Multiple Inputs for a Single Output

Target typeName	Target qualifiedName	Source typeName	Source qualifiedName	Process name	Process qualifiedName	Process typeName
DataSet	custom://target-that-exists	DataSet	custom://source-that-exists	My Custom Process	custom://process-to-be-made	Process
		DataSet	custom://2nd-source-that-exists	My Custom Process	custom://process-to-be-made	Process
		DataSet	custom://3rd-source-that-exists	My Custom Process	custom://process-to-be-made	Process

We need to specify the target only one time. If you specify the same target or source multiple times, you'll get a warning.

Multiple Inputs and Multiple Outputs

Target typeName	Target qualifiedName	Source typeName	Source qualifiedName	Process name	Process qualifiedName	Process typeName
DataSet	custom://target-that-exists	DataSet	custom://source-that-exists	My Custom Process	custom://process-to-be-made	Process
DataSet	custom://2nd-target-that-exists	DataSet	custom://2nd-source-that-exists	My Custom Process	custom://process-to-be-made	Process
		DataSet	custom://3rd-source-that-exists	My Custom Process	custom://process-to-be-made	Process

Since the inputs and outputs of a Process entity are arrays, their order doesn't really matter. We could have put target-that-exists on row 2 and 2nd-target-that-exists on row 1. If you have a process that creates multiple outputs and you really need to specify that Table A and Table B make Table X but Table A and Table C make Table Y then you might want to consider using multiple process entities or leverage Purview's column mapping feature.
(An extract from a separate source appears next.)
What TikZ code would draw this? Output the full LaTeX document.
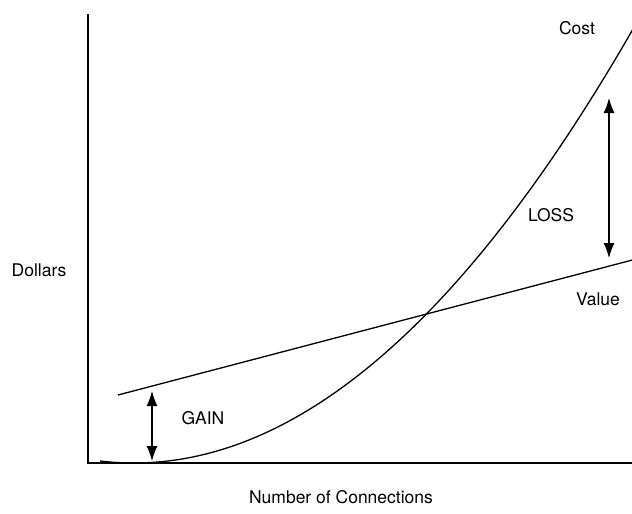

Ensuring an Input or Output is an Empty List

Target typeName	Target qualifiedName	Source typeName	Source qualifiedName	Process name	Process qualifiedName	Process typeName
	N/A	DataSet	custom://source-that-exists	Input Only Process	custom://input-only-process	Process
DataSet	custom://source-that-exists02		N/A	My Custom Process	custom://output-only-process	Process

In this example, the first row has a process that will have one source/input and will ensure the target/output is nothing / an empty list. The target's qualified name is set to N/A which is a special keyword that forces the input to be a blank list. The same applies to the qualified name for the source column as well.

Leaving the target qualified name completely blank would indicate "no change" to the target / outputs for an existing entity. If the entity is new, it will default to an empty list in the Atlas / Purview service. The same applies to the qualified name for the source columns as well.

Recap

Use an UpdateLineage tab in an Excel Spreadsheet and the client.parse_update_lineage method to define and extract entities for creating custom Lineage.
The spreadsheet must have column headers:
- Target typeName
- Target qualifiedName
- Source typeName
- Source qualifiedName
- Process name
- Process qualifiedName
- Process typeName
If you make a qualified name "N/A" it will force the entity into an empty list, ensuring the inputs or outputs (depending on which qualified name column has the N/A) is overwritten with an empty list.
You can specify multiple sources and targets for a given process.
A given source or target should be specified only once per process.